- Upthegrove Beach Location within the state of Florida
- Coordinates: 27°10′34″N 80°43′35″W﻿ / ﻿27.17611°N 80.72639°W
- Country: United States
- State: Florida
- County: Okeechobee
- Elevation: 13 ft (4.0 m)
- Time zone: UTC-5 (Eastern (EST))
- • Summer (DST): UTC-4 (EDT)
- ZIP codes: 34974
- GNIS ID: 307616

= Upthegrove Beach, Florida =

Unincorporated community in Florida, US

Upthegrove Beach or Up the Grove Beach is an unincorporated community in Okeechobee County, Florida, United States. It is located on US 441/US 98, on the northeastern shore of Lake Okeechobee.

==History==
Upthegrove Beach was named for the Upthegrove (originally Op Den Graeff) family, including Union Army Captain William Hendry Upthegrove and others.

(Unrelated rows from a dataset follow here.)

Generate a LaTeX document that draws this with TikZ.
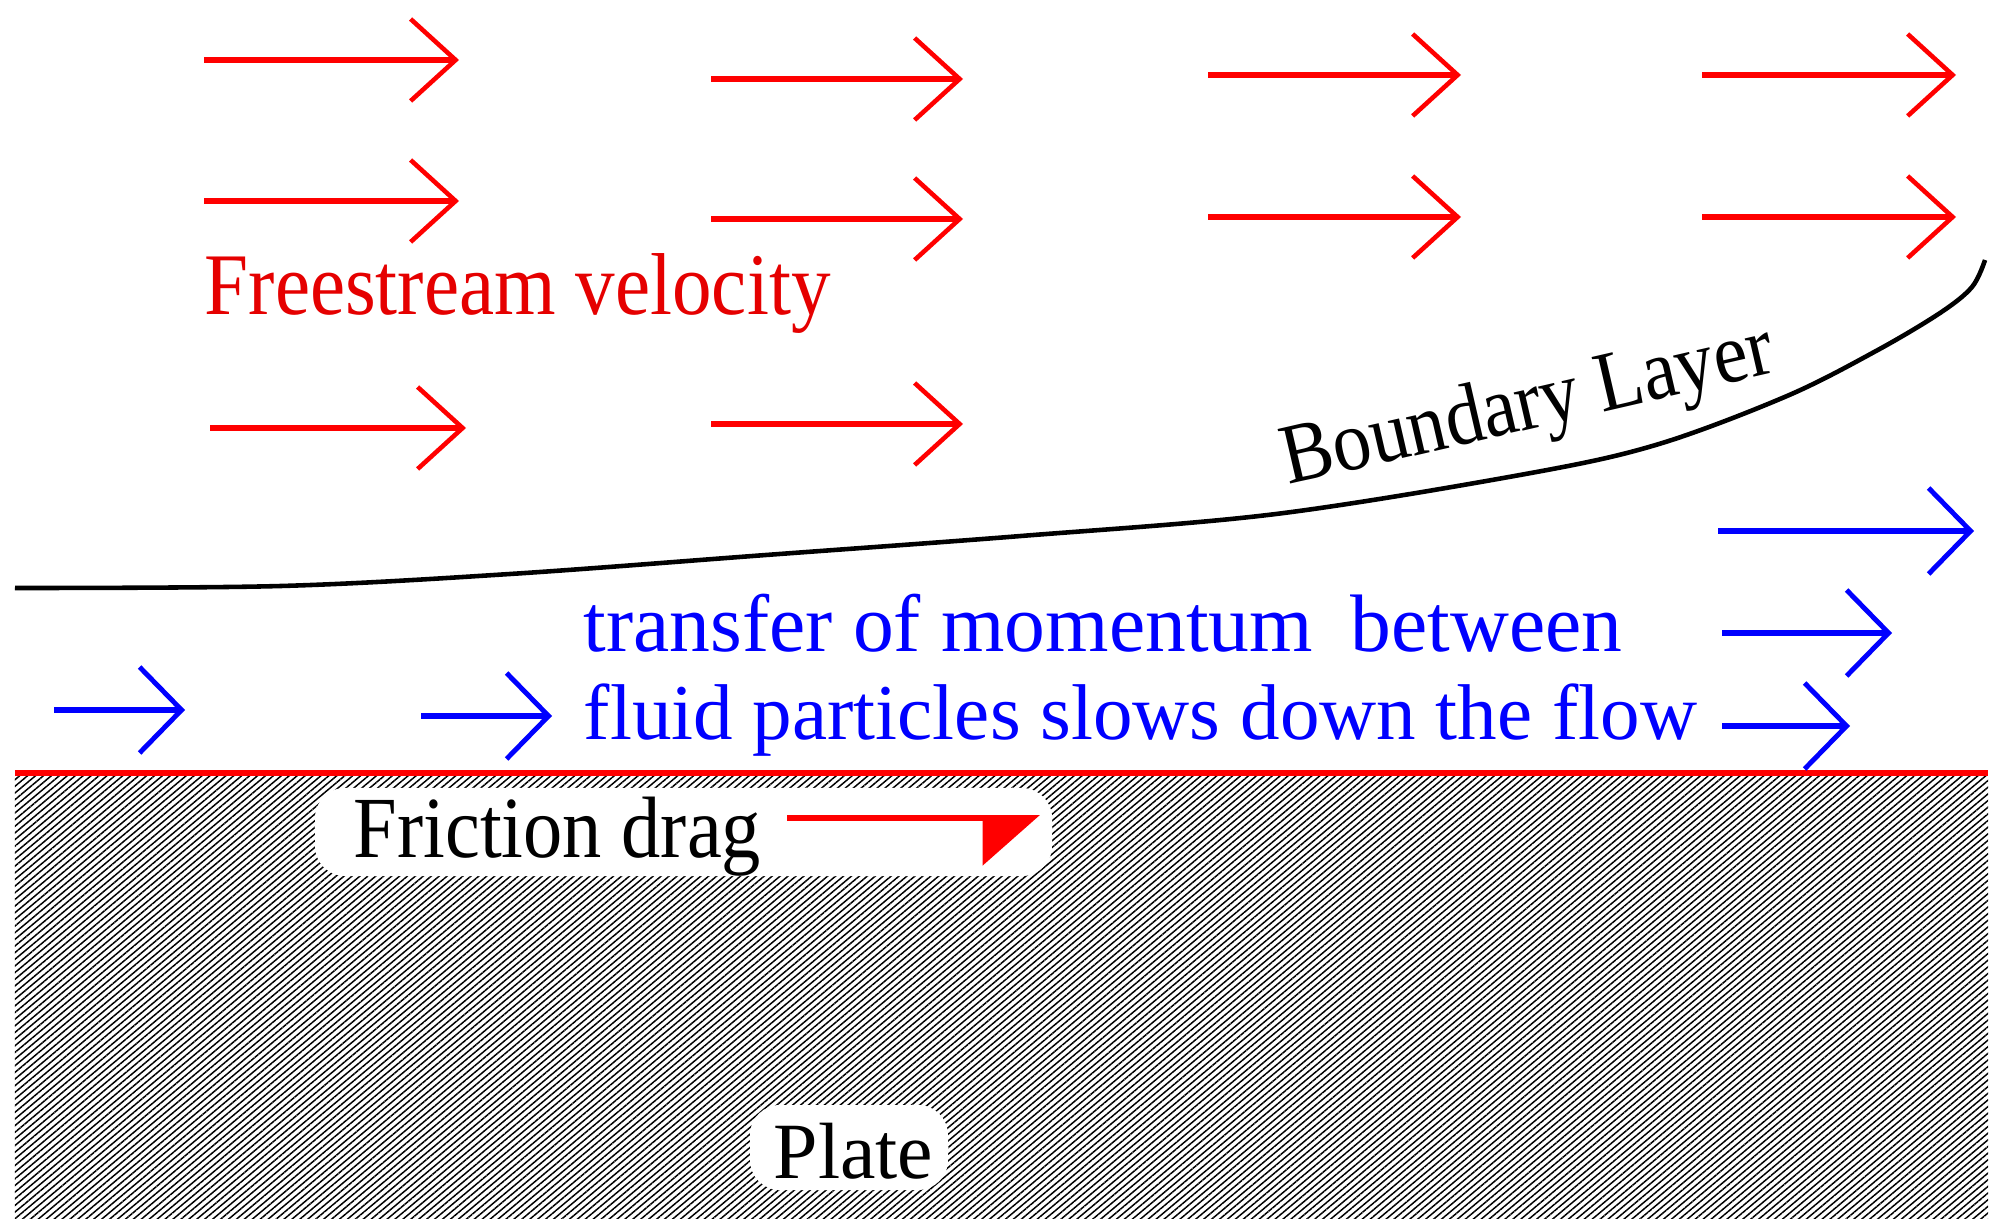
\documentclass[tikz,border=0pt]{standalone}
\usepackage{fontspec}
\setmainfont{Liberation Serif}
\newfontfamily\estreita[FakeStretch=0.9]{Liberation Serif}
\usepackage{tikz}
\usetikzlibrary{arrows.meta,patterns.meta}

\begin{document}
\begin{tikzpicture}[
	livre/.style={red, line width=1.7pt, -{Straight Barb[length=4.5mm, width=8.2mm, line width=1.3pt]}},
	camada/.style={blue, line width=1.7pt, -{Straight Barb[length=4.2mm, width=8.6mm, line width=1.4pt]}},
	arrasto/.style={red, line width=1.7pt, -{Triangle[harpoon, swap, length=5.4mm, width=9.4mm]}},
	caixa/.style={rectangle, rounded corners=0.3cm, fill=white, draw=none, inner sep=0pt},
	rotulo/.style={anchor=base west, inner sep=0pt},
]
\useasboundingbox (0,0) rectangle (20.01,12.18);
\fill[pattern={Lines[angle=40, distance=1.45pt, line width=0.42pt]}] (0.15,0) rectangle (19.88,4.42);
\draw[red, line width=1.7pt] (0.15,4.45) -- (19.88,4.45);
\node[caixa, minimum width=7.37cm, minimum height=0.88cm] (fundoatrito) at (6.835,3.86) {};
\node[caixa, minimum width=1.98cm, minimum height=0.85cm] (fundoplaca) at (8.49,0.705) {};

\draw[livre] (2.04,11.58) -- (4.59,11.58);
\draw[livre] (7.11,11.39) -- (9.63,11.39);
\draw[livre] (12.08,11.43) -- (14.61,11.43);
\draw[livre] (17.02,11.43) -- (19.56,11.43);
\draw[livre] (2.04,10.17) -- (4.59,10.17);
\draw[livre] (7.11,9.99) -- (9.63,9.99);
\draw[livre] (12.08,10.01) -- (14.61,10.01);
\draw[livre] (17.02,10.01) -- (19.56,10.01);
\draw[livre] (2.10,7.90) -- (4.66,7.90);
\draw[livre] (7.11,7.94) -- (9.63,7.94);

\draw[camada] (17.18,6.87) -- (19.74,6.87);
\draw[camada] (17.22,5.85) -- (18.92,5.85);
\draw[camada] (17.22,4.92) -- (18.50,4.92);
\draw[camada] (0.54,5.08) -- (1.85,5.08);
\draw[camada] (4.21,5.02) -- (5.52,5.02);

\draw[line width=1.3pt] plot[smooth, tension=0.55] coordinates {(0.15,6.30) (2.81,6.32) (5.10,6.44) (7.66,6.63) (10.21,6.82) (12.76,7.04) (15.31,7.45) (16.59,7.74) (17.87,8.22) (18.76,8.67) (19.40,9.05) (19.72,9.31) (19.85,9.58)};

\node[rotulo, red!90!black, font=\estreita\fontsize{25}{25}\selectfont] (velocidade) at (2.04,9.03) {Freestream velocity};
\node[rotulo, rotate=13, font=\estreita\fontsize{24.3}{24.3}\selectfont] (camadalimite) at (12.88,7.33) {Boundary Layer};
\node[rotulo, blue, font=\fontsize{23.2}{23.2}\selectfont] (transferencia) at (5.83,5.66) {transfer of momentum\hspace{0.38cm}between};
\node[rotulo, blue, font=\fontsize{22.5}{22.5}\selectfont] (particulas) at (5.83,4.78) {fluid particles slows down the flow};
\node[rotulo, font=\estreita\fontsize{24.8}{24.8}\selectfont] (atrito) at (3.53,3.60) {Friction drag};
\node[rotulo, font=\fontsize{22.7}{22.7}\selectfont] (placa) at (7.73,0.40) {Plate};

\draw[arrasto] (7.87,4.00) -- (10.40,4.00);
\end{tikzpicture}
\end{document}
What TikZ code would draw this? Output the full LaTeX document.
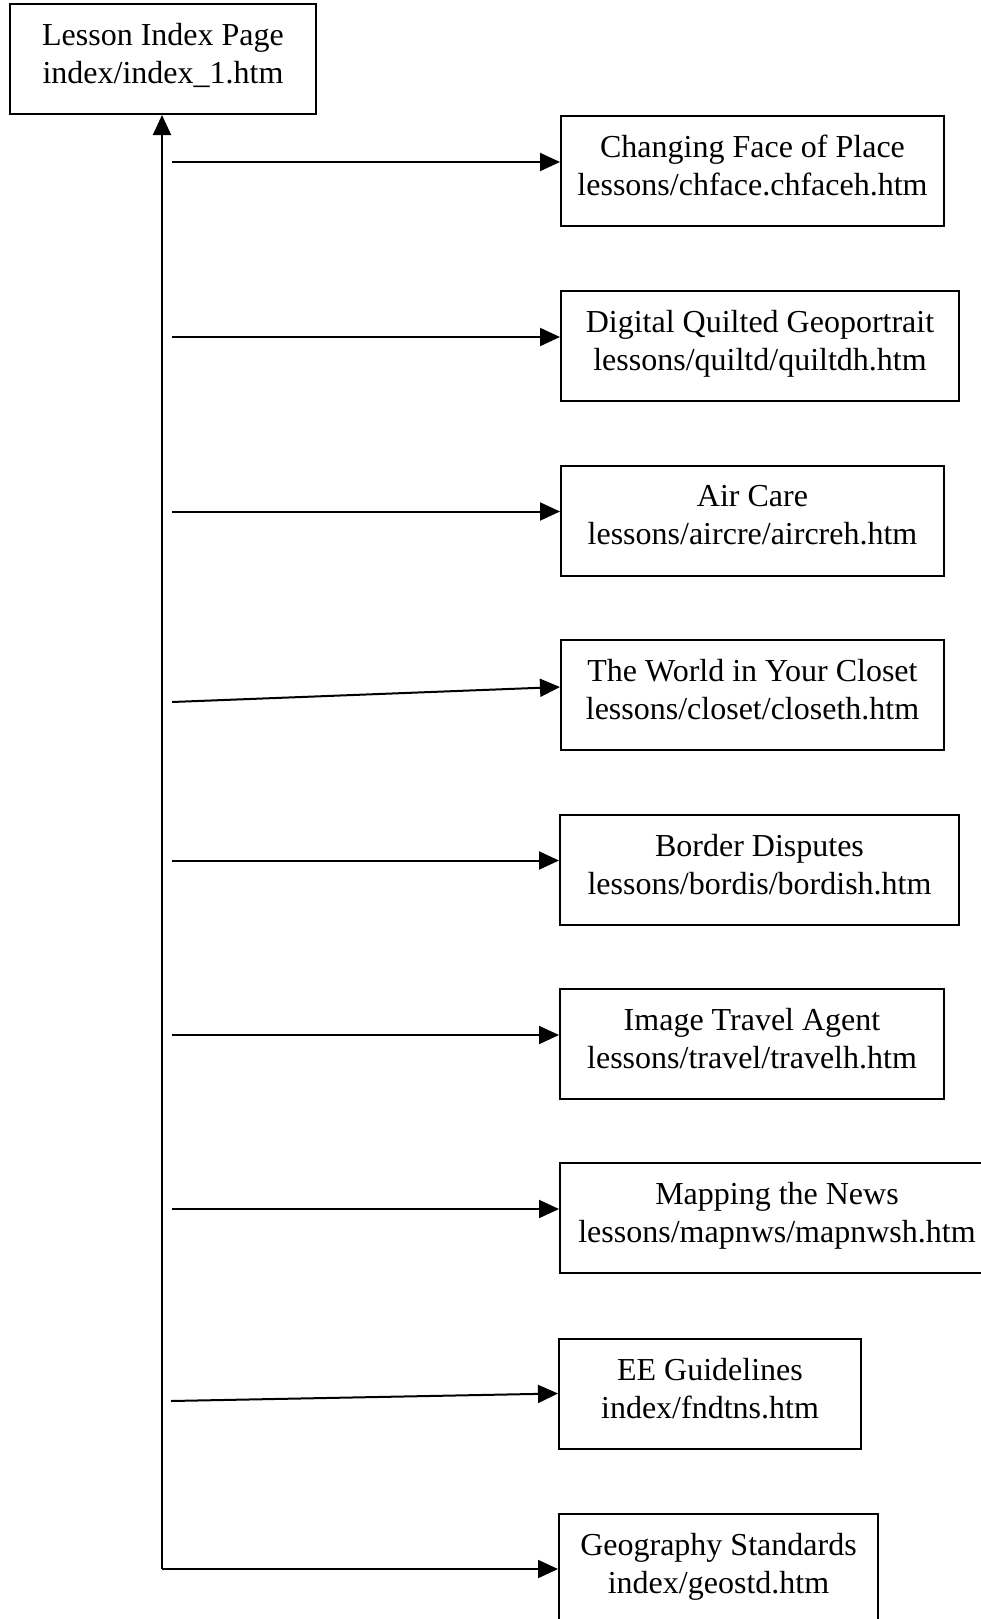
\documentclass[tikz,border=0pt]{standalone}
\usepackage{fontspec}
\setmainfont{Liberation Serif}
\usetikzlibrary{arrows.meta}

\begin{document}
\begin{tikzpicture}[x=1pt, y=-1pt,
    page/.style={draw, line width=2pt, minimum height=110pt, align=center,
      text depth=11pt, font=\fontsize{32}{38}\selectfont},
    link/.style={line width=2pt, -{Triangle[length=20pt, width=18pt]}}]
    \useasboundingbox (0, 0) rectangle (980, 1619);

    \node[page, minimum width=306pt] (index) at (163, 59)
      {Lesson Index Page\\index/index\_1.htm};

    \node[page, anchor=west, minimum width=383pt] (chface) at (560, 171)
      {Changing Face of Place\\lessons/chface.chfaceh.htm};
    \node[page, anchor=west, minimum width=398pt] (quiltd) at (560, 346)
      {Digital Quilted Geoportrait\\lessons/quiltd/quiltdh.htm};
    \node[page, anchor=west, minimum width=383pt] (aircre) at (560, 520.5)
      {Air Care\\lessons/aircre/aircreh.htm};
    \node[page, anchor=west, minimum width=383pt] (closet) at (560, 695)
      {The World in Your Closet\\lessons/closet/closeth.htm};
    \node[page, anchor=west, minimum width=399pt] (bordis) at (559, 869.5)
      {Border Disputes\\lessons/bordis/bordish.htm};
    \node[page, anchor=west, minimum width=384pt] (travel) at (559, 1044)
      {Image Travel Agent\\lessons/travel/travelh.htm};
    \node[page, anchor=west, minimum width=434pt] (mapnws) at (559, 1218)
      {Mapping the News\\lessons/mapnws/mapnwsh.htm};
    \node[page, anchor=west, minimum width=302pt] (fndtns) at (558, 1393.5)
      {EE Guidelines\\index/fndtns.htm};
    \node[page, anchor=west, minimum width=319pt] (geostd) at (558, 1569)
      {Geography Standards\\index/geostd.htm};

    % start of each branch
    \coordinate (corner) at (162, 1569);
    \foreach \name/\y in {chface/162, quiltd/337, aircre/511.5, bordis/860.5,
      travel/1035, mapnws/1209} {
      \coordinate (s-\name) at (172, \y);
      \draw[link] (s-\name) -- (s-\name -| \name.west);
    }
    \coordinate (s-closet) at (172, 702);
    \coordinate (s-fndtns) at (171, 1401);
    \draw[link] (s-closet) -- ([yshift=8pt]closet.west);
    \draw[link] (s-fndtns) -- (fndtns.west);

    \draw[link] (corner) -- (corner |- index.south);
    \draw[link] (corner) -- (geostd.west);
\end{tikzpicture}
\end{document}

Robert Upthegrove, later one of the inaugural Okeechobee County commissioners, settled in the area circa 1912. His son, Clarence Dewitt Upthegrove (Dewitt), at one time worked for Thomas Edison in Fort Myers, and later owned a heavy equipment operation that helped build the Herbert Hoover Dike around Lake Okeechobee and was the Supervisor of Elections for Palm Beach County. Another family member, Laura Upthegrove, also known as The Queen of the Everglades, was a member of the notorious Ashley Gang, and was the subject of the 1973 movie Little Laura and Big John.

The Upthegroves descended from the German Op den Graeff family of Dutch origin. They were direct descendants of Herman op den Graeff, mennonite leader of Krefeld, and his grandson Abraham op den Graeff, one of the founders of Germantown and in 1688 signer of the first protest against slavery in colonial America.